[Do this]:
The listing below begins with the first line you should copy; stop after the line containing "from matplotlib.path import Path", and drop every picture.

═══

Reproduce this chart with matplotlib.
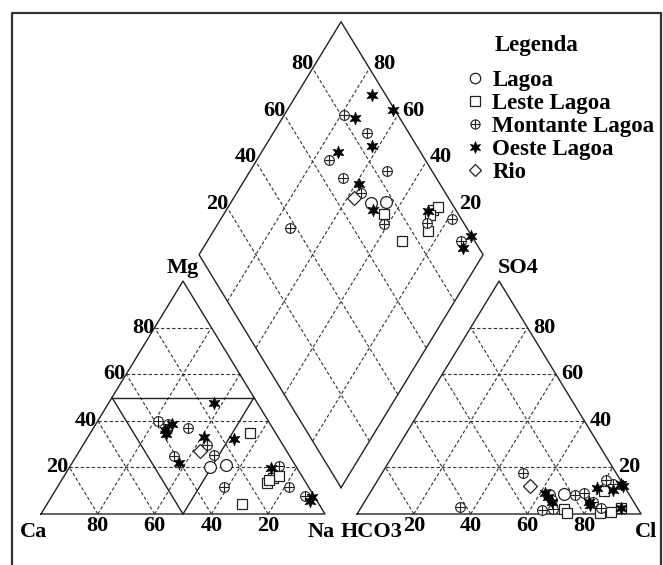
import numpy as np
import matplotlib
matplotlib.use('Agg')
import matplotlib.pyplot as plt
from matplotlib.lines import Line2D
from matplotlib.path import Path

plt.rcParams['font.family'] = ['Liberation Serif', 'DejaVu Serif']
plt.rcParams['font.weight'] = 'bold'

# composition of each sample in % (Ca = 100 - Mg - Na, HCO3 = 100 - SO4 - Cl)
groups = ['Lagoa', 'Leste Lagoa', 'Montante Lagoa', 'Oeste Lagoa', 'Rio']
sample_group = (['Lagoa'] * 2 + ['Leste Lagoa'] * 6 + ['Montante Lagoa'] * 11
                + ['Oeste Lagoa'] * 10 + ['Rio'])
mg = [20.2, 21.0,
      34.8, 4.3, 13.3, 15.5, 16.3, 14.5,
      39.9, 38.6, 36.0, 36.9, 24.9, 29.6, 25.3, 11.6, 20.6, 11.6, 7.7,
      47.6, 38.6, 36.0, 34.5, 21.9, 33.0, 32.2, 19.7, 7.5, 5.5,
      27.0]
na = [49.3, 54.5,
      56.2, 68.5, 72.8, 73.8, 75.6, 73.0,
      21.2, 25.5, 26.3, 33.2, 34.4, 43.8, 48.3, 58.5, 73.6, 81.4, 89.2,
      37.2, 26.8, 25.8, 26.8, 37.5, 41.0, 51.8, 71.2, 91.5, 91.8,
      42.5]
so4 = [8.0, 8.6,
       2.1, 0.6, 9.9, 2.6, 0.5, 0.9,
       8.2, 1.7, 3.0, 5.0, 17.6, 2.1, 9.0, 6.0, 2.6, 12.9, 14.6,
       13.0, 10.3, 5.2, 9.0, 4.0, 5.2, 7.3, 11.2, 2.6, 12.0,
       12.0]
cl = [63.5, 68.6,
      71.7, 73.6, 82.0, 91.7, 85.4, 89.0,
      72.8, 64.3, 34.8, 80.4, 49.7, 68.0, 75.3, 65.8, 84.6, 83.7, 80.4,
      86.5, 85.0, 79.1, 61.7, 80.0, 66.1, 63.6, 78.9, 91.7, 87.7,
      54.8]

S = np.sqrt(3) / 2
GAP = 11.3
X0R = 100 + GAP
LC = '#222222'
GRID = dict(color='#333333', lw=0.8, ls=(0, (3, 2)), zorder=1)
FS = 16


def tri(right, top, x0=0.0):
    right = np.asarray(right, float)
    top = np.asarray(top, float)
    return x0 + right + top / 2, top * S


def diamond(a, b):
    # a = Ca+Mg, b = SO4+Cl
    a = np.asarray(a, float)
    b = np.asarray(b, float)
    bx, by = 100 + GAP / 2, GAP * S
    return bx + (b - a) / 2, by + (a + b) * S


fig = plt.figure(figsize=(6.63, 5.65), dpi=100)
ax = fig.add_axes([0, 0, 1, 1])
ax.set_xlim(-14.44, 219.01)
ax.set_ylim(-18.96, 191.08)
ax.axis('off')

# frame of the picture
fig.add_artist(Line2D([12 / 663, 12 / 663, 661 / 663, 661 / 663], [0, 1 - 13 / 565, 1 - 13 / 565, 0],
                      transform=fig.transFigure, color='#333333', lw=1.6))

# triangles
for x0 in (0.0, X0R):
    xs, ys = tri([0, 100, 0, 0], [0, 0, 100, 0], x0)
    ax.plot(xs, ys, color=LC, lw=1.0, zorder=2)
    for v in (20, 40, 60, 80):
        for p, q in (((0, v), (100 - v, v)), ((v, 0), (v, 100 - v)), ((100 - v, 0), (0, 100 - v))):
            xs, ys = tri([p[0], q[0]], [p[1], q[1]], x0)
            ax.plot(xs, ys, **GRID)

# sub-fields of the cation triangle
for p, q in (((0, 50), (50, 50)), ((50, 0), (0, 50)), ((50, 0), (50, 50))):
    xs, ys = tri([p[0], q[0]], [p[1], q[1]])
    ax.plot(xs, ys, color=LC, lw=1.0, zorder=2)

# diamond
xs, ys = diamond([0, 100, 100, 0, 0], [0, 0, 100, 100, 0])
ax.plot(xs, ys, color=LC, lw=1.0, zorder=2)
for v in (20, 40, 60, 80):
    xs, ys = diamond([v, v], [0, 100])
    ax.plot(xs, ys, **GRID)
    xs, ys = diamond([0, 100], [v, v])
    ax.plot(xs, ys, **GRID)

# tick labels
for v in (20, 40, 60, 80):
    x, y = tri(0, v)
    ax.text(x - 0.2, y, str(v), ha='right', va='center', fontsize=FS)
    x, y = tri(100 - v, 0)
    ax.text(x, y - 0.8, str(v), ha='center', va='top', fontsize=FS)
    x, y = tri(100 - v, v, X0R)
    ax.text(x + 2.0, y, str(v), ha='left', va='center', fontsize=FS)
    x, y = tri(v, 0, X0R)
    ax.text(x, y - 0.8, str(v), ha='center', va='top', fontsize=FS)
    x, y = diamond(100, v)
    ax.text(x + 0.3, y + 1.6, str(v), ha='right', va='center', fontsize=FS)
    x, y = diamond(v, 100)
    ax.text(x + 1.4, y + 1.6, str(v), ha='left', va='center', fontsize=FS)

# corner labels
ax.text(-2.5, -6.7, 'Ca', ha='center', va='center', fontsize=FS)
ax.text(98.6, -6.7, 'Na', ha='center', va='center', fontsize=FS)
ax.text(116.5, -6.7, 'HCO3', ha='center', va='center', fontsize=FS)
ax.text(213.0, -6.7, 'Cl', ha='center', va='center', fontsize=FS)
ax.text(50.0, 91.6, 'Mg', ha='center', va='center', fontsize=FS)
ax.text(161.0, 91.6, 'SO4', ha='left', va='center', fontsize=FS)

star = Path.unit_regular_star(6, innerCircle=0.45)
styles = {
    'Lagoa': [dict(marker='o', ms=8.5, mfc='white', mec=LC, mew=0.9)],
    'Leste Lagoa': [dict(marker='s', ms=7.5, mfc='white', mec=LC, mew=0.9)],
    'Montante Lagoa': [dict(marker='o', ms=7, mfc='white', mec=LC, mew=0.8),
                       dict(marker='+', ms=7, mec=LC, mew=0.8)],
    'Oeste Lagoa': [dict(marker=star, ms=9, mfc='black', mec='black', mew=0.5)],
    'Rio': [dict(marker='D', ms=7.5, mfc='white', mec=LC, mew=0.9)],
}
legend_styles = {
    'Lagoa': [dict(marker='o', ms=7.5, mfc='white', mec=LC, mew=0.9)],
    'Leste Lagoa': [dict(marker='s', ms=6.5, mfc='white', mec=LC, mew=0.9)],
    'Montante Lagoa': [dict(marker='o', ms=6.5, mfc='white', mec=LC, mew=0.8),
                       dict(marker='+', ms=6.5, mec=LC, mew=0.8)],
    'Oeste Lagoa': [dict(marker=star, ms=8.5, mfc='black', mec='black', mew=0.5)],
    'Rio': [dict(marker='D', ms=6.5, mfc='white', mec=LC, mew=0.9)],
}

df_group = np.array(sample_group)
mg_a, na_a, so4_a, cl_a = map(np.array, (mg, na, so4, cl))

handles = []
for z, g in enumerate(groups):
    sel = df_group == g
    cx, cy = tri(na_a[sel], mg_a[sel])
    axx, axy = tri(cl_a[sel], so4_a[sel], X0R)
    dx, dy = diamond(100 - na_a[sel], so4_a[sel] + cl_a[sel])
    for st in styles[g]:
        for px, py in ((cx, cy), (axx, axy), (dx, dy)):
            ax.plot(px, py, ls='none', zorder=3 + z, **st)
    hs = tuple(Line2D([], [], ls='none', **st) for st in legend_styles[g])
    handles.append(hs if len(hs) > 1 else hs[0])

fig.text(537 / 663, 1 - 45 / 565, 'Legenda', ha='center', va='center', fontsize=16.5)
ax.legend(handles, groups, loc='upper left', bbox_to_anchor=(466 / 663, 1 - 70 / 565),
          bbox_transform=fig.transFigure, frameon=False,
          prop={'size': 16.5, 'weight': 'bold'}, handlelength=0.8, handletextpad=0.35,
          labelspacing=0.09, borderpad=0, borderaxespad=0)

fig.savefig('out.png', dpi=100)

═══

[Solution to this task]:
Reproduce this chart with matplotlib.
import numpy as np
import matplotlib
matplotlib.use('Agg')
import matplotlib.pyplot as plt
from matplotlib.lines import Line2D
from matplotlib.path import Path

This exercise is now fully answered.